Ursula Burton was a housewife and mother who lived an apparently normal life in an English village in the 1940s. She cycled to the shops, shared scone recipes with her neighbours and took her three children to school. Her husband worked in the local factory. But at night, when the children were asleep, she got out her hidden radio transmitter and sent coded messages to her handlers in the Soviet Union. She picked up money and notes left in hollow tree trunks by agents in her network. Ursula was a devoted communist spy, known to the Soviets as Agent Sonya. She had spied in several other countries, including China, Poland and wartime Switzerland, before moving to England.

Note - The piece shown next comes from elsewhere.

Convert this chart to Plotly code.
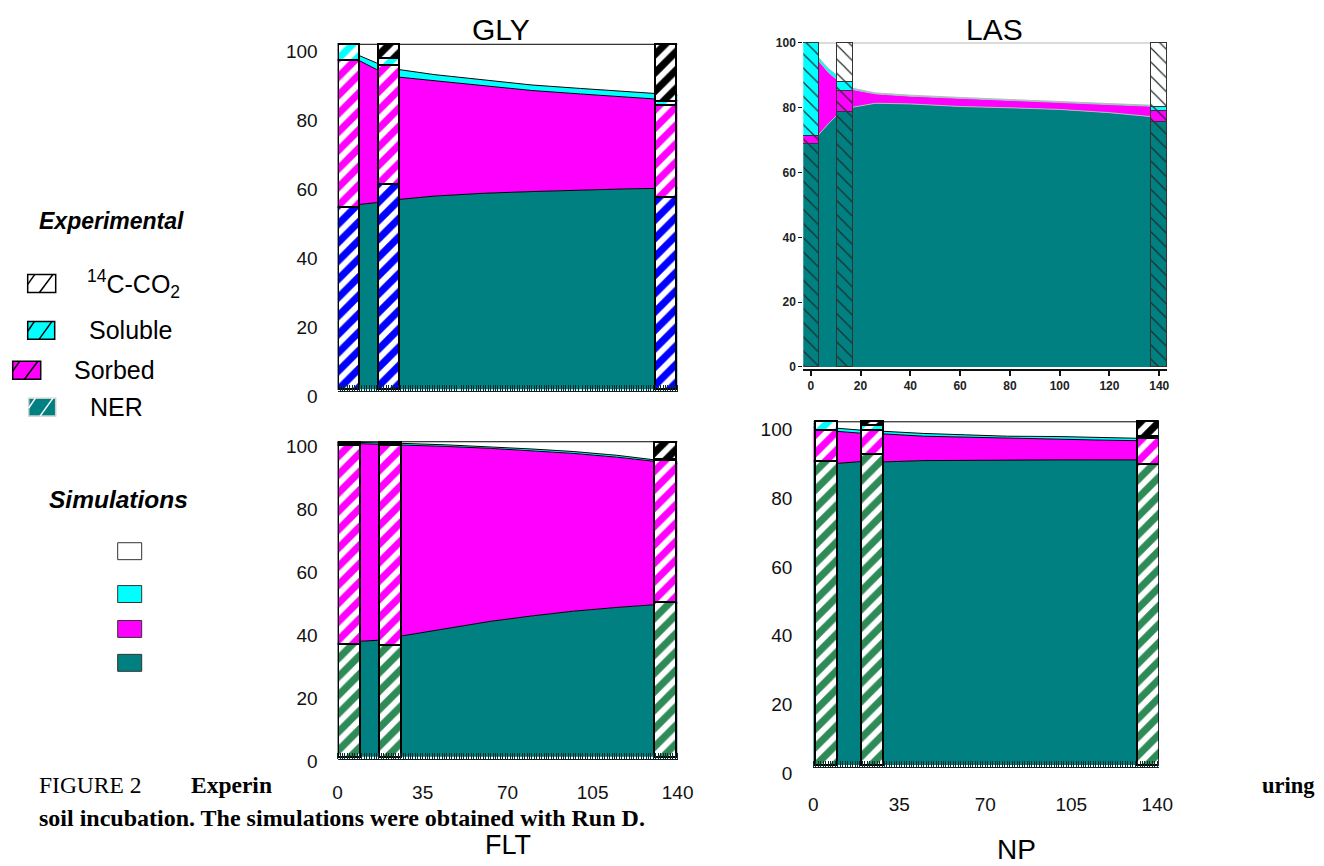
import plotly.graph_objects as go

W, H = 1324, 866
TEAL = '#008080'
MAG = '#FF00FF'
CYAN = '#00FFFF'
WHITE = '#FFFFFF'

# ---------------- data (percent of applied 14C) ----------------
# GLY
gly_exp_days = [4.3, 20.8, 135.0]
gly_exp_ner = [53.0, 59.4, 55.8]
gly_exp_sorbed = [42.6, 34.7, 26.6]
gly_exp_soluble = [4.4, 2.1, 1.1]
gly_exp_co2 = [0.0, 3.8, 16.5]
gly_sim_days = [0, 8, 16, 25, 40, 60, 80, 100, 120, 140]
gly_sim_ner = [52.5, 53.5, 54.1, 55.0, 56.0, 56.8, 57.3, 57.8, 58.1, 58.3]
gly_sim_sorbed = [46.0, 42.1, 38.6, 35.5, 33.4, 31.2, 29.3, 27.8, 26.5, 25.4]
gly_sim_soluble = [1.3, 1.4, 1.9, 2.2, 1.8, 1.7, 1.6, 1.6, 1.6, 1.6]
gly_sim_co2 = [0.2, 3.0, 5.4, 7.3, 8.8, 10.3, 11.8, 12.8, 13.8, 14.7]

# LAS
las_exp_days = [0.2, 14.0, 139.9]
las_exp_ner = [69.0, 78.9, 75.7]
las_exp_sorbed = [2.5, 6.4, 3.5]
las_exp_soluble = [28.5, 2.7, 1.1]
las_exp_co2 = [0.0, 12.0, 19.7]
las_sim_days = [0, 3.3, 7, 10.9, 17, 26, 40, 60, 80, 100, 120, 137, 143.2]
las_sim_ner = [66.0, 71.8, 75.0, 78.0, 80.2, 81.4, 81.2, 80.4, 80.0, 79.5, 78.5, 77.2, 76.8]
las_sim_sorbed = [31.0, 22.6, 16.0, 10.4, 5.4, 2.9, 2.4, 2.5, 2.2, 2.0, 2.5, 3.3, 3.5]
las_sim_soluble = [0.8, 1.0, 1.2, 1.3, 0.4, 0.3, 0.3, 0.3, 0.3, 0.3, 0.3, 0.3, 0.3]
las_sim_co2 = [2.2, 4.6, 7.8, 10.3, 14.0, 15.4, 16.1, 16.8, 17.5, 18.2, 18.7, 19.2, 19.4]

# FLT
flt_exp_days = [4.5, 21.4, 134.8]
flt_exp_ner = [36.0, 35.7, 49.4]
flt_exp_sorbed = [63.0, 63.3, 44.8]
flt_exp_soluble = [0.8, 0.7, 0.3]
flt_exp_co2 = [0.2, 0.3, 5.5]
flt_sim_days = [0, 9, 17, 26, 45, 63, 80, 97, 115, 130, 140]
flt_sim_ner = [36.2, 36.7, 37.0, 38.3, 40.8, 43.0, 44.7, 46.2, 47.4, 48.3, 48.8]
flt_sim_sorbed = [63.4, 62.7, 62.2, 60.7, 57.7, 54.9, 52.5, 50.1, 47.7, 45.4, 44.2]
flt_sim_soluble = [0.3, 0.4, 0.4, 0.5, 0.5, 0.5, 0.5, 0.6, 0.6, 0.6, 0.6]
flt_sim_co2 = [0.1, 0.2, 0.4, 0.5, 1.0, 1.6, 2.3, 3.1, 4.3, 5.7, 6.4]

# NP
np_exp_days = [5.2, 23.9, 136.3]
np_exp_ner = [88.4, 90.5, 87.7]
np_exp_sorbed = [9.0, 6.9, 7.6]
np_exp_soluble = [2.6, 1.6, 0.5]
np_exp_co2 = [0.0, 1.0, 4.2]
np_sim_days = [0, 10, 19, 28, 45, 62, 79, 100, 115, 132, 140]
np_sim_ner = [88.6, 87.9, 88.4, 88.3, 88.7, 88.8, 88.9, 88.9, 88.9, 88.9, 88.9]
np_sim_sorbed = [9.9, 9.3, 8.3, 8.2, 7.1, 6.7, 6.3, 6.1, 5.8, 5.6, 5.6]
np_sim_soluble = [0.9, 0.9, 0.9, 0.7, 0.8, 0.7, 0.6, 0.7, 0.7, 0.7, 0.7]
np_sim_co2 = [0.6, 1.9, 2.4, 2.8, 3.4, 3.8, 4.2, 4.3, 4.6, 4.8, 4.8]

y_ticks = [0, 20, 40, 60, 80, 100]
las_x_ticks = [0, 20, 40, 60, 80, 100, 120, 140]
day_ticks = [0, 35, 70, 105, 140]

# ---------------- helpers (pixel positions -> paper fractions) ----------------
SX, OX = 0.9843, 12.3
SY, OY = 0.98, 9.6


def fx(x):
    return ((x - OX) / SX) / W


def fy(y):
    return 1 - ((y - OY) / SY) / H


SANS = 'Liberation Sans, Arial, sans-serif'
SERIF = 'Liberation Serif, Times New Roman, serif'

fig = go.Figure()

panels = [
    dict(key='gly', base=1, ov=5,
         exp=(gly_exp_days, gly_exp_ner, gly_exp_sorbed, gly_exp_soluble, gly_exp_co2),
         sim=(gly_sim_days, gly_sim_ner, gly_sim_sorbed, gly_sim_soluble, gly_sim_co2),
         ner_col='#0000FF', width=8.8, style='stripe', simline='black'),
    dict(key='las', base=2, ov=6,
         exp=(las_exp_days, las_exp_ner, las_exp_sorbed, las_exp_soluble, las_exp_co2),
         sim=(las_sim_days, las_sim_ner, las_sim_sorbed, las_sim_soluble, las_sim_co2),
         ner_col=TEAL, width=6.3, style='hatch', simline='#b8b8b8'),
    dict(key='flt', base=3, ov=7,
         exp=(flt_exp_days, flt_exp_ner, flt_exp_sorbed, flt_exp_soluble, flt_exp_co2),
         sim=(flt_sim_days, flt_sim_ner, flt_sim_sorbed, flt_sim_soluble, flt_sim_co2),
         ner_col='#2e8b57', width=9.0, style='stripe', simline='black'),
    dict(key='np', base=4, ov=8,
         exp=(np_exp_days, np_exp_ner, np_exp_sorbed, np_exp_soluble, np_exp_co2),
         sim=(np_sim_days, np_sim_ner, np_sim_sorbed, np_sim_soluble, np_sim_co2),
         ner_col='#2e8b57', width=8.8, style='stripe', simline='black'),
]

sim_fill = [TEAL, MAG, CYAN, WHITE]

for p in panels:
    xb = 'x' if p['base'] == 1 else 'x%d' % p['base']
    yb = 'y' if p['base'] == 1 else 'y%d' % p['base']
    xo = 'x%d' % p['ov']
    yo = 'y%d' % p['ov']
    days = p['sim'][0]
    for i, vals in enumerate(p['sim'][1:]):
        fig.add_trace(go.Scatter(
            x=days, y=vals, stackgroup=p['key'], mode='lines',
            line=dict(color=p['simline'], width=1),
            fillcolor=sim_fill[i], xaxis=xb, yaxis=yb,
            hoverinfo='skip', showlegend=False))
    edays = p['exp'][0]
    if p['style'] == 'stripe':
        fgs = [p['ner_col'], MAG, CYAN, 'black']
        for i, vals in enumerate(p['exp'][1:]):
            fig.add_trace(go.Bar(
                x=edays, y=vals, width=p['width'], xaxis=xo, yaxis=yo,
                marker=dict(color=WHITE,
                            pattern=dict(shape='/', fgcolor=fgs[i], bgcolor=WHITE,
                                         fgopacity=1, size=13, solidity=0.55),
                            line=dict(color='black', width=2)),
                hoverinfo='skip', showlegend=False))
    else:
        bgs = [TEAL, MAG, CYAN, WHITE]
        for i, vals in enumerate(p['exp'][1:]):
            fig.add_trace(go.Bar(
                x=edays, y=vals, width=p['width'], xaxis=xo, yaxis=yo,
                marker=dict(color=bgs[i],
                            pattern=dict(shape='\\', fgcolor='#1c2c2c', bgcolor=bgs[i],
                                         fgopacity=1, size=10, solidity=0.12),
                            line=dict(color='#333333', width=1)),
                hoverinfo='skip', showlegend=False))

# ---------------- axes ----------------
YLO, YHI = -0.6, 101.0


def ydomain(p0, p100):
    s = (p0 - p100) / 100.0
    return [fy(p0 - YLO * s), fy(p100 - (YHI - 100) * s)]


minor_ticks = dict(ticks='inside', dtick=1, tick0=0, ticklen=6,
                   tickcolor='#0a2e2e', tickwidth=1, showgrid=False)
tfont = dict(family=SANS, size=19, color='#111')

layout_axes = {}
# GLY
layout_axes['xaxis'] = dict(domain=[fx(337), fx(677)], range=[0, 140], anchor='y',
                            showticklabels=False, ticks='', showgrid=False, zeroline=False,
                            showline=True, linecolor='#102020', linewidth=1,
                            minor=minor_ticks)
layout_axes['yaxis'] = dict(domain=ydomain(389, 43), range=[YLO, YHI], anchor='x',
                            tickvals=y_ticks, ticks='', showgrid=False, zeroline=False,
                            showline=False, ticklabelshift=7, ticklabelstandoff=19,
                            tickfont=tfont)
# LAS
layout_axes['xaxis2'] = dict(domain=[fx(802.7), fx(1166.7)], range=[-3.0, 143.2], anchor='y2',
                             tickvals=las_x_ticks,
                             ticktext=['<b>%d</b>' % v for v in las_x_ticks],
                             ticks='outside', ticklen=5, tickwidth=2, tickcolor='#111',
                             showgrid=False, zeroline=False, showline=True,
                             linecolor='#111', linewidth=2,
                             tickfont=dict(family=SANS, size=12, color='#222'))
layout_axes['yaxis2'] = dict(domain=ydomain(366.7, 41.7), range=[YLO, YHI], anchor='x2',
                             tickvals=y_ticks,
                             ticktext=['<b>%d</b>' % v for v in y_ticks],
                             ticks='outside', ticklen=4, tickwidth=1, tickcolor='#111',
                             showgrid=False, zeroline=False, showline=False,
                             tickfont=dict(family=SANS, size=12, color='#222'))
# FLT
layout_axes['xaxis3'] = dict(domain=[fx(337), fx(677)], range=[0, 140], anchor='y3',
                             tickvals=day_ticks, ticks='', showgrid=False, zeroline=False,
                             showline=True, linecolor='#102020', linewidth=1,
                             ticklabelstandoff=17, minor=minor_ticks, tickfont=tfont)
layout_axes['yaxis3'] = dict(domain=ydomain(757.7, 441.7), range=[YLO, YHI], anchor='x3',
                             tickvals=y_ticks, ticks='', showgrid=False, zeroline=False,
                             showline=False, ticklabelshift=5, ticklabelstandoff=19,
                             tickfont=tfont)
# NP
layout_axes['xaxis4'] = dict(domain=[fx(812.7), fx(1158.3)], range=[0, 140.65], anchor='y4',
                             tickvals=day_ticks, ticks='', showgrid=False, zeroline=False,
                             showline=True, linecolor='#102020', linewidth=1,
                             ticklabelstandoff=20, minor=minor_ticks, tickfont=tfont)
layout_axes['yaxis4'] = dict(domain=ydomain(766, 421.7), range=[YLO, YHI], anchor='x4',
                             tickvals=y_ticks, ticks='', showgrid=False, zeroline=False,
                             showline=False, ticklabelshift=8, ticklabelstandoff=20,
                             tickfont=tfont)

# overlay axes (bars drawn above the simulated areas)
for base, ov in [(1, 5), (2, 6), (3, 7), (4, 8)]:
    bx = 'xaxis' if base == 1 else 'xaxis%d' % base
    by = 'yaxis' if base == 1 else 'yaxis%d' % base
    layout_axes['xaxis%d' % ov] = dict(overlaying='x' if base == 1 else 'x%d' % base,
                                       range=layout_axes[bx]['range'], visible=False,
                                       anchor='y%d' % ov)
    layout_axes['yaxis%d' % ov] = dict(overlaying='y' if base == 1 else 'y%d' % base,
                                       range=layout_axes[by]['range'], visible=False,
                                       anchor='x%d' % ov)

fig.update_layout(**layout_axes)

# ---------------- legend (drawn) ----------------
shapes = []


def rect(x0, y0, x1, y1, fill, line='black', lw=1.5):
    shapes.append(dict(type='rect', xref='paper', yref='paper',
                       x0=fx(x0), x1=fx(x1), y0=fy(y1), y1=fy(y0),
                       fillcolor=fill, line=dict(color=line, width=lw)))


def seg(x0, y0, x1, y1, color='black', lw=1.5):
    shapes.append(dict(type='line', xref='paper', yref='paper',
                       x0=fx(x0), x1=fx(x1), y0=fy(y0), y1=fy(y1),
                       line=dict(color=color, width=lw)))


def hatched_box(x0, y0, x1, y1, fill, line, hatch):
    rect(x0, y0, x1, y1, fill, line)
    w = x1 - x0
    seg(x0 + 0.42 * w, y1, x0 + 0.9 * w, y0, hatch)
    seg(x0, y0 + 0.55 * (y1 - y0), x0 + 0.25 * w, y0, hatch)


hatched_box(27, 274, 55, 292, WHITE, 'black', 'black')
hatched_box(27, 321, 54, 339, CYAN, 'black', 'black')
hatched_box(12, 361, 40, 379, MAG, 'black', 'black')
hatched_box(28, 398, 55, 416, TEAL, '#cfcfcf', WHITE)

rect(117, 543, 141, 560, WHITE, '#333', 1)
rect(117, 586, 141, 603, CYAN, '#333', 1)
rect(117, 621, 141, 638, MAG, '#333', 1)
rect(117, 655, 141, 672, TEAL, '#333', 1)

annotations = []


def text(x, y, s, size, family=SANS, anchor='left', color='black'):
    annotations.append(dict(xref='paper', yref='paper', x=fx(x), y=fy(y), text=s,
                            showarrow=False, xanchor=anchor, yanchor='middle',
                            font=dict(family=family, size=size, color=color)))


text(111, 220, '<b><i>Experimental</i></b>', 23, anchor='center')
text(84, 283, '<sup>14</sup>C-CO<sub>2</sub>', 25)
text(86, 330, 'Soluble', 25)
text(71, 370, 'Sorbed', 25)
text(87, 407, 'NER', 25)
text(118, 500, '<b><i>Simulations</i></b>', 24.5, anchor='center')

# panel titles
text(500, 28, 'GLY', 30, anchor='center')
text(994, 28, 'LAS', 30, anchor='center')
text(507, 846, 'FLT', 27, anchor='center')
text(1016, 851, 'NP', 28, anchor='center')

# caption fragments
text(36, 786, 'FIGURE 2', 23.5, family=SERIF)
text(188, 786, '<b>Experin</b>', 23.5, family=SERIF)
text(1317, 787, '<b>uring</b>', 22.5, family=SERIF, anchor='right')
text(36, 819, '<b>soil incubation. The simulations were obtained with Run D.</b>', 24,
     family=SERIF)

fig.update_layout(
    width=W, height=H, margin=dict(l=0, r=0, t=0, b=0),
    paper_bgcolor='white', plot_bgcolor='rgba(0,0,0,0)',
    barmode='stack', bargap=0, showlegend=False,
    shapes=shapes, annotations=annotations,
)

fig.write_html('out.html')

This is a true story, carefully researched by Ben Macintyre with the co-operation of Ursula’s two sons. It is extremely well-written and completely gripping. Agent Sonya spied for the communists in Japanese-occupied Manchuria, where any slip would have led to torture and execution. In Switzerland, where she spied from a beautiful alpine home, she narrowly escaped capture by the Nazis. But her greatest peril came, ironically, from Stalin, the Russian leader to whom she was blindly loyal. He was conducting purges of Soviet agents during the time that she was in Moscow receiving new training. Sonya survived, but many devoted spies were killed in Russia despite being innocent; some were her friends. She lost many comrades across the world, and others endured harsh and prolonged imprisonment.

I will not give any more spoilers! Ursula’s activities in England were just as intrepid, and even more useful to the Soviet Union. Her story has every element of an exciting read – Ursula’s love life is as colourful as her espionage adventures. I highly recommend this book to almost any keen reader. Great for lockdown and a perfect Christmas present, since it has only just been published.